The K-12 program has many detractors. Yet it is a major change from the old rote-based learning. That was probably started in Spanish times when Queen Isabel introduced public schooling in 1863. The American Thomasites may have meant well, but who knows how much they had to rely on local teachers with a less enlightened mindset in the far-flung Philippine archipelago. K-12 Plus (link) with German help, German factories like Stihl (link) and Dual Training programs like Grohe in Tondo (link) are creating jobs for more skilled and finally more confident workers.

I remember how some educated Filipinos from the “top schools” living in Germany were annoyed by the confidence of working-class Filipino families who had found jobs and a better life here. Backward thinking is not just a preserve of the oligarchy, but lives in many parts among the entrenched.

  • Those afraid of others coming up are probably not truly competitive (link). Many of us from the “good schools” were just small fish in the big pond that is Europe. We had to work harder.
  • Crabbing from above AND below are both symptoms of a zero-sum mentality (link). Some “elite” might prefer to be like planters in the Deep South before, privileged but backward (link).

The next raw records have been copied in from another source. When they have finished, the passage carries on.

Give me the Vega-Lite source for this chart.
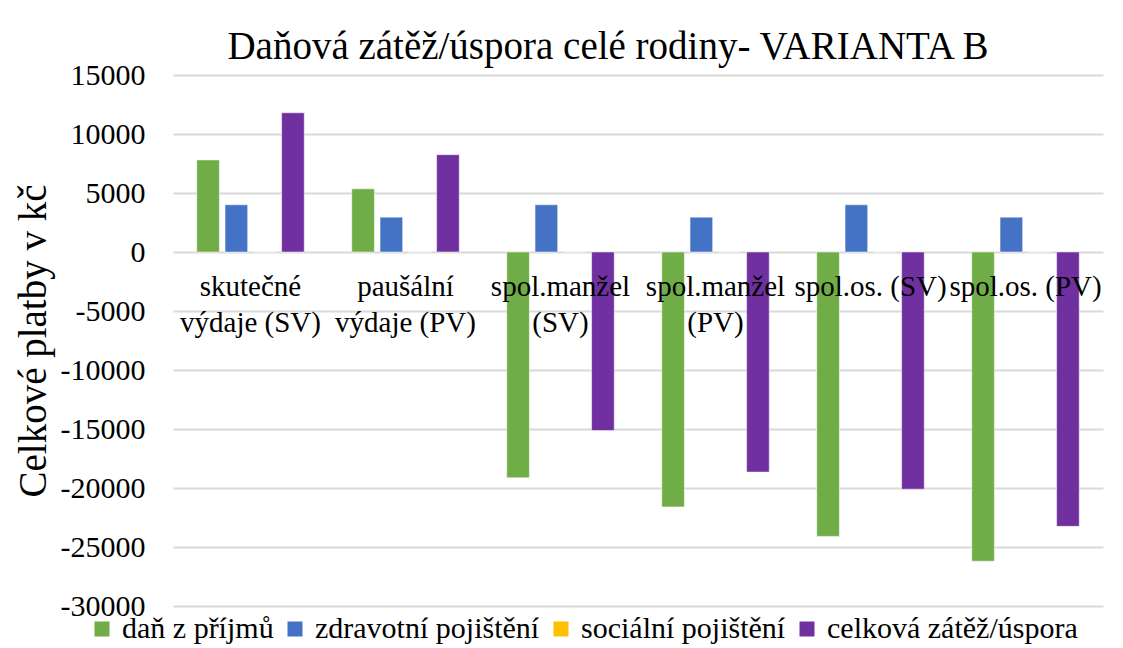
{
  "$schema": "https://vega.github.io/schema/vega-lite/v6.json",
  "width": 930,
  "height": 531,
  "autosize": {"type": "none"},
  "padding": {"left": 173, "top": 75, "right": 20, "bottom": 42},
  "background": "white",
  "config": {
    "font": "Liberation Serif",
    "view": {"stroke": null},
    "axis": {"labelFont": "Liberation Serif", "titleFont": "Liberation Serif"},
    "legend": {"labelFont": "Liberation Serif", "titleFont": "Liberation Serif"},
    "title": {"font": "Liberation Serif"},
    "text": {"font": "Liberation Serif"}
  },
  "title": {
    "text": "Daňová zátěž/úspora celé rodiny- VARIANTA B",
    "fontSize": 39,
    "font": "Liberation Serif",
    "fontWeight": "normal",
    "color": "black",
    "anchor": "middle",
    "dx": -30,
    "offset": -7
  },
  "datasets": {
    "bars": [
      {"kategorie": "k1", "typ": "daň z příjmů", "hodnota": 7800},
      {"kategorie": "k1", "typ": "zdravotní pojištění", "hodnota": 4000},
      {"kategorie": "k1", "typ": "sociální pojištění", "hodnota": 0},
      {"kategorie": "k1", "typ": "celková zátěž/úspora", "hodnota": 11800},
      {"kategorie": "k2", "typ": "daň z příjmů", "hodnota": 5350},
      {"kategorie": "k2", "typ": "zdravotní pojištění", "hodnota": 2950},
      {"kategorie": "k2", "typ": "sociální pojištění", "hodnota": 0},
      {"kategorie": "k2", "typ": "celková zátěž/úspora", "hodnota": 8250},
      {"kategorie": "k3", "typ": "daň z příjmů", "hodnota": -19130},
      {"kategorie": "k3", "typ": "zdravotní pojištění", "hodnota": 4000},
      {"kategorie": "k3", "typ": "sociální pojištění", "hodnota": 0},
      {"kategorie": "k3", "typ": "celková zátěž/úspora", "hodnota": -15130},
      {"kategorie": "k4", "typ": "daň z příjmů", "hodnota": -21600},
      {"kategorie": "k4", "typ": "zdravotní pojištění", "hodnota": 2950},
      {"kategorie": "k4", "typ": "sociální pojištění", "hodnota": 0},
      {"kategorie": "k4", "typ": "celková zátěž/úspora", "hodnota": -18650},
      {"kategorie": "k5", "typ": "daň z příjmů", "hodnota": -24100},
      {"kategorie": "k5", "typ": "zdravotní pojištění", "hodnota": 4000},
      {"kategorie": "k5", "typ": "sociální pojištění", "hodnota": 0},
      {"kategorie": "k5", "typ": "celková zátěž/úspora", "hodnota": -20100},
      {"kategorie": "k6", "typ": "daň z příjmů", "hodnota": -26200},
      {"kategorie": "k6", "typ": "zdravotní pojištění", "hodnota": 2950},
      {"kategorie": "k6", "typ": "sociální pojištění", "hodnota": 0},
      {"kategorie": "k6", "typ": "celková zátěž/úspora", "hodnota": -23250}
    ],
    "labels": [
      {"kategorie": "k1", "popisek": "skutečné\nvýdaje (SV)"},
      {"kategorie": "k2", "popisek": "paušální\nvýdaje (PV)"},
      {"kategorie": "k3", "popisek": "spol.manžel\n(SV)"},
      {"kategorie": "k4", "popisek": "spol.manžel\n(PV)"},
      {"kategorie": "k5", "popisek": "spol.os. (SV)"},
      {"kategorie": "k6", "popisek": "spol.os. (PV)"}
    ]
  },
  "layer": [
    {
      "data": {"name": "bars"},
      "mark": {"type": "bar", "stroke": "white", "strokeWidth": 0.5},
      "encoding": {
        "x": {
          "field": "kategorie",
          "type": "nominal",
          "sort": null,
          "scale": {"paddingInner": 0.27, "paddingOuter": 0.135},
          "axis": null
        },
        "xOffset": {
          "field": "typ",
          "type": "nominal",
          "sort": ["daň z příjmů", "zdravotní pojištění", "sociální pojištění", "celková zátěž/úspora"],
          "scale": {"paddingInner": 0.2, "paddingOuter": 0.1}
        },
        "y": {
          "field": "hodnota",
          "type": "quantitative",
          "scale": {"domain": [-30000, 15000], "nice": false, "zero": false},
          "axis": {
            "values": [-30000, -25000, -20000, -15000, -10000, -5000, 0, 5000, 10000, 15000],
            "format": "d",
            "labelExpr": "replace(datum.label, '−', '-')",
            "title": "Celkové platby v kč",
            "titleFont": "Liberation Serif",
            "titleFontSize": 39,
            "titleFontWeight": "normal",
            "titleColor": "black",
            "titlePadding": 7,
            "labelFont": "Liberation Serif",
            "labelFontSize": 30,
            "labelColor": "black",
            "labelPadding": 28,
            "domain": false,
            "ticks": false,
            "grid": true,
            "gridColor": "#d9d9d9",
            "gridWidth": 2
          }
        },
        "color": {
          "field": "typ",
          "type": "nominal",
          "scale": {
            "domain": ["daň z příjmů", "zdravotní pojištění", "sociální pojištění", "celková zátěž/úspora"],
            "range": ["#70AD47", "#4472C4", "#FFC000", "#7030A0"]
          },
          "legend": {
            "title": null,
            "orient": "none",
            "legendX": -86,
            "legendY": 539,
            "direction": "horizontal",
            "symbolType": "square",
            "symbolSize": 225,
            "symbolStrokeWidth": 0,
            "labelFont": "Liberation Serif",
            "labelFontSize": 30,
            "labelColor": "black",
            "labelOffset": 5,
            "columnPadding": 6,
            "labelLimit": 400
          }
        }
      }
    },
    {
      "data": {"name": "labels"},
      "mark": {
        "type": "text",
        "font": "Liberation Serif",
        "fontSize": 29,
        "color": "black",
        "baseline": "alphabetic",
        "align": "center",
        "lineBreak": "\n",
        "lineHeight": 36,
        "dy": 44
      },
      "encoding": {
        "x": {"field": "kategorie", "type": "nominal", "sort": null},
        "y": {"datum": 0, "type": "quantitative"},
        "text": {"field": "popisek"}
      }
    }
  ]
}
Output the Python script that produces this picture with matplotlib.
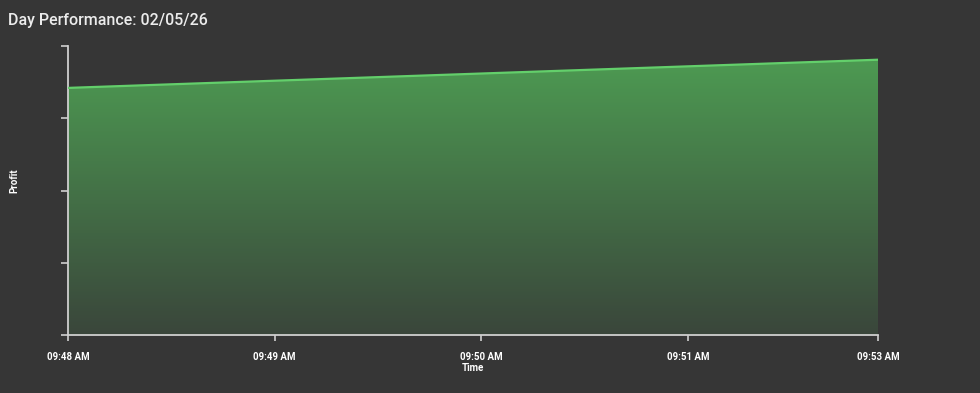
import matplotlib
matplotlib.use("Agg")
import matplotlib.pyplot as plt
import numpy as np
from matplotlib.patches import Polygon
from matplotlib.colors import LinearSegmentedColormap

plt.rcParams['font.family'] = ['Roboto', 'DejaVu Sans']

# Data (minutes after 09:48 AM)
time_minutes = [0.0, 3.92]
profit = [3.42, 3.81]
x_tick_positions = [0, 1, 2, 3, 3.92]
x_tick_labels = ["09:48 AM", "09:49 AM", "09:50 AM", "09:51 AM", "09:53 AM"]
y_ticks = [0, 1, 2, 3, 4]

BG = "#363636"
fig = plt.figure(figsize=(9.8, 3.93), dpi=100, facecolor=BG)
ax = fig.add_axes([68/980, 1-335/393, (878-68)/980, (335-46)/393])
ax.set_facecolor(BG)

x = np.array(time_minutes, dtype=float)
y = np.array(profit)
ax.set_xlim(x[0], x[-1])
ax.set_ylim(0, 4)

# gradient fill under the line
grad = np.linspace(0, 1, 256).reshape(-1, 1)
cmap = LinearSegmentedColormap.from_list("g", ["#3a463b", "#4d9a52"])
im = ax.imshow(grad, extent=[x[0], x[-1], 0, max(y)], origin="lower", aspect="auto",
               cmap=cmap, zorder=1)
poly = Polygon(np.column_stack([np.r_[x, x[::-1]], np.r_[y, [0, 0]]]),
               closed=True, transform=ax.transData, facecolor="none", edgecolor="none")
ax.add_patch(poly)
im.set_clip_path(poly)
ax.plot(x, y, color="#63cf6b", lw=1.6, zorder=3)

ax.set_xticks(x_tick_positions)
ax.set_xticklabels(x_tick_labels, color="white", fontsize=7, fontweight="bold")
ax.set_yticks(y_ticks)
ax.set_yticklabels([])

for s in ["top", "right"]:
    ax.spines[s].set_visible(False)
for s in ["left", "bottom"]:
    ax.spines[s].set_color("#cfcfcf")
    ax.spines[s].set_linewidth(1.3)
ax.tick_params(axis="y", colors="#cfcfcf", length=5, width=1.2)
ax.tick_params(axis="x", colors="#cfcfcf", length=4, width=1.2, pad=8, labelcolor="white")

ax.set_xlabel("Time", color="white", fontsize=7, fontweight="bold", labelpad=1)
fig.text(14/980, 1-181/393, "Profit", rotation=90, color="white", fontsize=7,
         fontweight="bold", ha="center", va="center")
fig.text(8/980, 1-20/393, "Day Performance: 02/05/26", color="#ececec",
         fontsize=11.5, fontweight="medium", ha="left", va="center")

fig.savefig("out.png", dpi=100, facecolor=BG)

Being “Up North”, I have been able to see the pretentiousness of some “elite” people (link) – even if now the Filipinos that come are way more global than before, which I think is a good thing. Achieving true modernity takes some time (link).  Now I agree with Joe America that the Philippines is on its way up (link), but I truly hope that these trends will become durable in the future.

Some have already sounded the trumpet (link) and the walls (link) may well be getting some cracks. Will there someday be a true civitas (link)? Will the walls someday be just like Intramuros?